Former Los Angeles Clippers owner Donald Sterling and his wife have decided not to divorce after controversy that led to a forced sale of the NBA club, the Los Angeles Times reported Friday.
Sterling will remain with his wife of 60 years, Shelly, according to the newspaper, which cited a filing in Los Angeles Superior Court and a confirming e-mail to the Times by Bobby Samini, Donald Sterling’s lawyer.
“Notwithstanding all the difficult events of the last two years, the Sterlings have resolved their differences,” Samini wrote.
Shelly Sterling’s attorney, Pierce O’Donnell, also confirmed the decision to the newspaper.
Donald Sterling cited “irreconcilable differences” in a divorce filing last August, three weeks before the couple’s 60th wedding anniversary. He said the two had separated in August of 2012.
Shelly Sterling remains a defendant in her husband’s federal lawsuit over the forced $2 billion sale of the Clippers in 2014 after he was banned from the NBA for remarks about not wanting African-Americans to attend his games.
Donald Sterling accused Shelly of conspiring with NBA commissioner Adam Silver and the league to sell the Clippers against his wishes.

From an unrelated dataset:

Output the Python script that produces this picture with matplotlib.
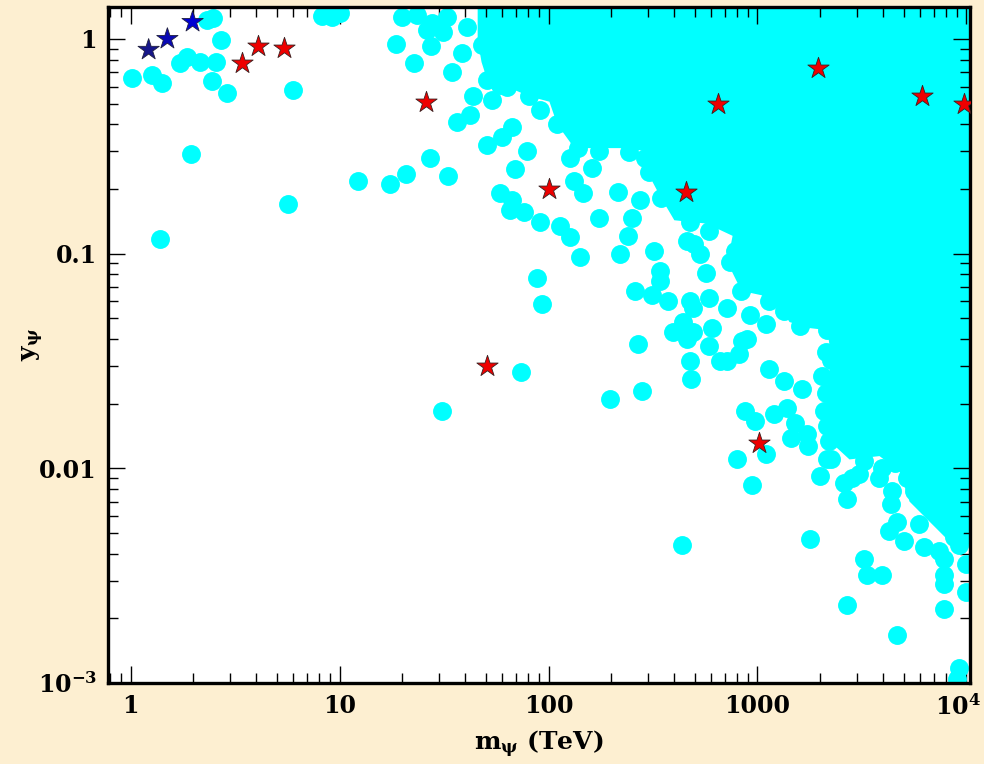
import numpy as np
import matplotlib
matplotlib.use("Agg")
import matplotlib.pyplot as plt
import matplotlib.transforms as mtransforms

plt.rcParams["font.family"] = "DejaVu Serif"
plt.rcParams["font.weight"] = "bold"
plt.rcParams["mathtext.fontset"] = "dejavuserif"
plt.rcParams["mathtext.default"] = "bf"

# scan points (m_psi in TeV, y_psi)
scan_m = [
    1.02, 1.27, 1.42, 1.72, 1.87, 2.14, 2.55, 2.44, 2.88, 2.72, 2.47, 2.31, 1.94, 5.64, 1.39, 6.0,
    8.2, 9.2, 10.0,
    20.0, 23.4, 27.8, 32.5, 26.1, 31.1, 18.7, 27.5, 22.8, 38.7, 34.7, 40.6, 43.3, 53.9, 36.3, 41.9,
    50.5, 27.0, 20.7, 17.4, 12.3, 32.9, 67.2, 60.2, 78.5, 68.8, 58.3, 67.2, 65.1, 76.7, 90.6, 113,
    126, 141, 87.7, 92.6, 133, 146, 162, 126, 175, 214, 239, 219, 252, 321, 340, 258, 314, 371, 392,
    267, 489, 499, 570, 589, 489, 608, 74.2, 30.8, 196, 279, 473, 483, 458, 589, 711, 847, 870, 794,
    433, 946, 458, 528, 473, 340, 438, 658, 820, 916, 1104, 711, 887, 1141, 1345, 1641, 978, 1205,
    1378, 1505, 1717, 1736, 1454, 1104, 1981, 2260, 2606, 2667, 3076, 3962, 4422, 4375, 4627, 5958,
    7190, 5167, 9259, 7850, 7850, 7850, 10000, 10000, 7850, 4627, 2667, 3248, 3325, 3962, 1774, 9259,
    8963, 2846, 3835, 4281, 5048, 6292, 7427, 8757, 2140,
    50.5, 63, 81, 110, 138, 304, 347, 473, 735, 838, 1345, 2160, 2260, 2120, 2210,
    2116, 2025, 2090, 2160, 3248, 4527, 5636, 8757, 777, 896, 1141, 1589, 589, 273, 175, 90.6, 58.3, 47.8,
    244, 288,
]
scan_y = [
    0.66, 0.68, 0.62, 0.77, 0.82, 0.78, 0.78, 0.64, 0.56, 0.99, 1.25, 1.23, 0.29, 0.171, 0.117, 0.58,
    1.28, 1.27, 1.32,
    1.27, 1.29, 1.19, 1.27, 1.10, 1.08, 0.95, 0.93, 0.77, 0.86, 0.70, 1.14, 0.54, 0.52, 0.41, 0.44,
    0.32, 0.28, 0.236, 0.212, 0.219, 0.231, 0.39, 0.35, 0.30, 0.247, 0.191, 0.177, 0.159, 0.156, 0.140, 0.135,
    0.119, 0.096, 0.077, 0.058, 0.219, 0.191, 0.25, 0.28, 0.147, 0.193, 0.121, 0.100, 0.147, 0.103, 0.083, 0.067, 0.064, 0.060, 0.043,
    0.038, 0.056, 0.111, 0.081, 0.062, 0.043, 0.045, 0.028, 0.0185, 0.021, 0.023, 0.0316, 0.026, 0.040, 0.037, 0.0316, 0.039, 0.0185, 0.011,
    0.0044, 0.0084, 0.115, 0.100, 0.060, 0.0748, 0.048, 0.0316, 0.034, 0.052, 0.047, 0.056, 0.040, 0.029, 0.0255, 0.0234, 0.0166, 0.018,
    0.019, 0.0162, 0.0144, 0.0127, 0.0138, 0.0116, 0.0092, 0.011, 0.0085, 0.0072, 0.0094, 0.0100, 0.0078, 0.0068, 0.00565, 0.0055,
    0.0063, 0.0090, 0.0044, 0.0038, 0.0032, 0.0029, 0.0036, 0.00266, 0.0022, 0.00168, 0.0023, 0.0038, 0.0032, 0.0032, 0.0047, 0.00117,
    0.00104, 0.0090, 0.0090, 0.0051, 0.0046, 0.0043, 0.0041, 0.0051, 0.011,
    0.643, 0.60, 0.54, 0.40, 0.31, 0.24, 0.181, 0.14, 0.091, 0.067, 0.054, 0.044, 0.032, 0.0224, 0.0134,
    0.035, 0.027, 0.0185, 0.0157, 0.0108, 0.0106, 0.0078, 0.0048, 0.103, 0.075, 0.060, 0.046, 0.128, 0.177, 0.30, 0.466, 0.61, 0.94,
    0.297, 0.278,
]

# outline of the densely populated corner
dense_m = [45.8, 45.8, 47.8, 51, 63, 81, 101, 110, 133, 219, 304, 297, 340, 400, 570, 760, 718, 838,
           1045, 1300, 1423, 1774, 2160, 2260, 2120, 2210, 2755, 3835, 4780, 5340, 6650, 8290, 12000, 12000]
dense_y = [1.5, 0.99, 0.78, 0.64, 0.60, 0.54, 0.51, 0.40, 0.31, 0.31, 0.30, 0.24, 0.187, 0.143, 0.138, 0.121,
           0.091, 0.067, 0.064, 0.055, 0.048, 0.045, 0.044, 0.032, 0.0224, 0.0134, 0.011, 0.0114, 0.0097, 0.0070,
           0.00565, 0.00456, 0.0043, 1.5]

# benchmark points
red_m = [3.43, 4.05, 5.4, 26, 100, 50.5, 457, 650, 1940, 6150, 9680, 1020]
red_y = [0.77, 0.93, 0.91, 0.51, 0.20, 0.030, 0.193, 0.50, 0.73, 0.54, 0.50, 0.0131]
blue_m = [1.22, 1.50, 1.98]
blue_y = [0.89, 1.0, 1.2]
blue_colors = ["#16168a", "#0a0ab4", "#0000d2"]

fig = plt.figure(figsize=(9.84, 7.64), dpi=100, facecolor="#fdefd1")
ax = fig.add_axes([0.1098, 0.106, 0.876, 0.885])
ax.set_facecolor("white")
ax.set_xscale("log")
ax.set_yscale("log")

ax.fill(dense_m, dense_y, color="cyan", lw=0, zorder=1)
ax.scatter(scan_m, scan_y, s=185, c="cyan", marker="o", linewidths=0, zorder=2)
ax.scatter(red_m, red_y, s=260, c="#ee0000", marker="*", edgecolors="#3a2020", linewidths=0.6, zorder=3)
ax.scatter(blue_m, blue_y, s=260, c=blue_colors, marker="*", edgecolors="#202040", linewidths=0.6, zorder=3)

ax.set_xlim(0.78, 10400)
ax.set_ylim(1e-3, 1.41)

ax.set_xticks([1, 10, 100, 1000, 1e4])
ax.set_xticklabels(["1", "10", "100", "1000", r"$10^4$"])
ax.set_yticks([1e-3, 1e-2, 0.1, 1])
ax.set_yticklabels([r"$10^{-3}$", "0.01", "0.1", "1"])

ax.tick_params(which="both", direction="in", top=True, right=True, labelsize=17, width=1, pad=8)
ax.tick_params(which="major", length=12)
ax.tick_params(which="minor", length=7)
for spine in ax.spines.values():
    spine.set_linewidth(2.4)

# nudge the last x label so it stays inside the figure
last = ax.get_xticklabels()[-1]
last.set_transform(last.get_transform() + mtransforms.ScaledTranslation(-0.09, 0, fig.dpi_scale_trans))

ax.set_xlabel(r"$\mathbf{m}_{\psi}$ (TeV)", fontsize=18, fontweight="bold", labelpad=6)
ax.set_ylabel(r"$\mathbf{y}_{\psi}$", fontsize=18, fontweight="bold")
ax.yaxis.set_label_coords(-0.072, 0.5)

fig.savefig("out.png", dpi=100, facecolor=fig.get_facecolor())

Shelly Sterling removed her husband as a member of the trust that owned the Clippers.
During a 2014 hearing in Los Angeles County Superior Court that led to confirmation of his removal, Donald Sterling went so far as to call his wife a “pig.”
The team was sold to former Microsoft chief executive Steve Ballmer in 2014.
Samini said last year that Donald Sterling had not received the proceeds from the sale of a team he owned for 33 years, with half the sale money in an NBA-controlled escrow account pending the federal lawsuit resolution while the remainder went to Shelly Sterling.